Woman who aided Jim Thorpe fire victim downplays her role 'Corrie' Miller remains in critical condition after suffering severe burns
The woman who rescued a disabled Jim Thorpe woman from the porch of her burning home early Wednesday morning doesn't believe she did anything extraordinary.
"Some people are calling me a hero. I don't look at it that way. I just did what needed to be done," said the woman, who asked that her name not be published.
Corrine "Corrie" Miller, 58, of 306 South Ave., remained in critical condition at Lehigh Valley Hospital, Salisbury Township, as of Friday evening, hospital staff said.
Miller's rescuer is a neighbor who said she was awake at about 3:30 a.m. Wednesday because a painful medical condition kept her awake. She happened to be standing near her back door when she heard cries.
"I thought it was an injured animal," she said. "It was only when I heard words that I realized it was a person. I just followed the sounds," she said.
The screams led her to Miller's porch.
"She was on fire. I pulled her off the porch and threw snow on her," the woman said.
After dousing the flames with snow, the woman ran to a neighboring house where Dennis Balliet, who she knew, lived. She pounded on the door to wake him for help. Balliet, along with a firefighter named Chris and several others, helped comfort Miller, whom the woman said was alert and talking. She was moved away from there burning house, until emergency crews got her into an ambulance.
Miller was taken to the hospital by ambulance rather than medical helicopter due to weather conditions.
Miller, the woman said, was worried only about her service dog, Molly.
"That woman was on fire and all she cared about was her dog," the woman said.
The woman saw tracks in the snow and followed them around the house, where she found Molly, terrified but unhurt. Once Miller was safely in the hands of the ambulance workers, the woman took the pet to her home and called her veterinarian. Molly was taken to Lehighton Animal Hospital, where she was examined and given oxygen. The animal hospital and the Jim Thorpe Pet Center both gave the woman dog food for Molly.
The dog is now with the person who took care of her when Miller, a retired Carbon County Career and Technical Institute guidance counselor, was away, the woman said.
Firefighters arrived within moments after the woman pulled Miller off the porch. The house was engulfed in flames. Authorities believe Miller called the Carbon County Communications Center at 3:30 a.m., saying her house was on fire and that she could not get out.

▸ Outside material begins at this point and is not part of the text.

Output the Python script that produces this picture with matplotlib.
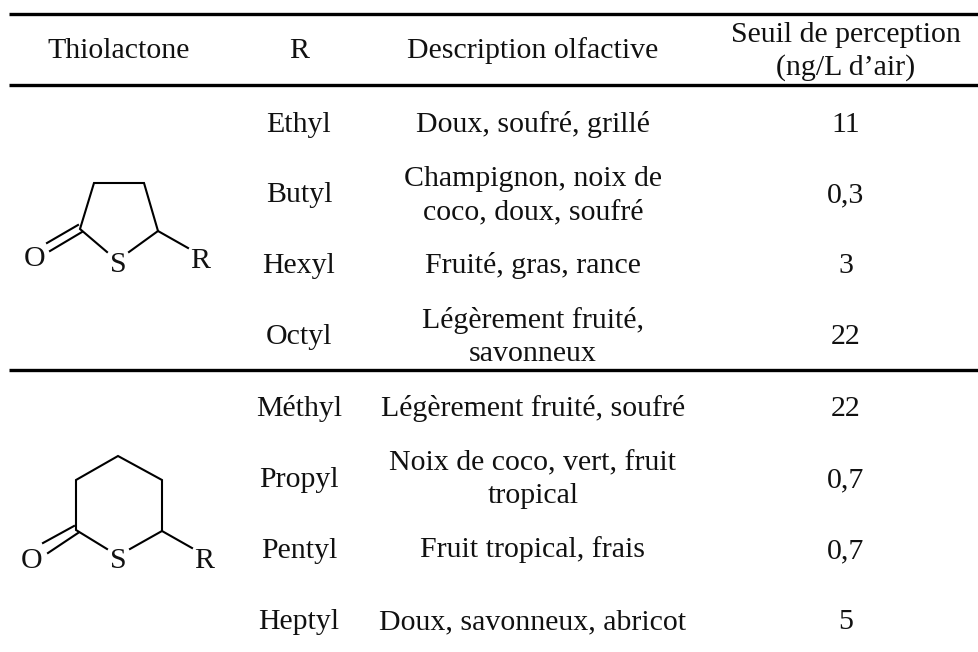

Miller, according to published reports, lived on the first floor of the two-and-a-half-story half-double home.
Jim Thorpe Fire Chief William Diehm said that a state police fire marshal is investigating the blaze.
As Miller struggles for her life investigators examine the rubble for clues as to what caused the fire, the woman who came to her rescue shrugs off any accolades.
"I just happened to be at my back door (when I heard screams)," she said. "God wanted her to have some help. I feel anybody would have done that."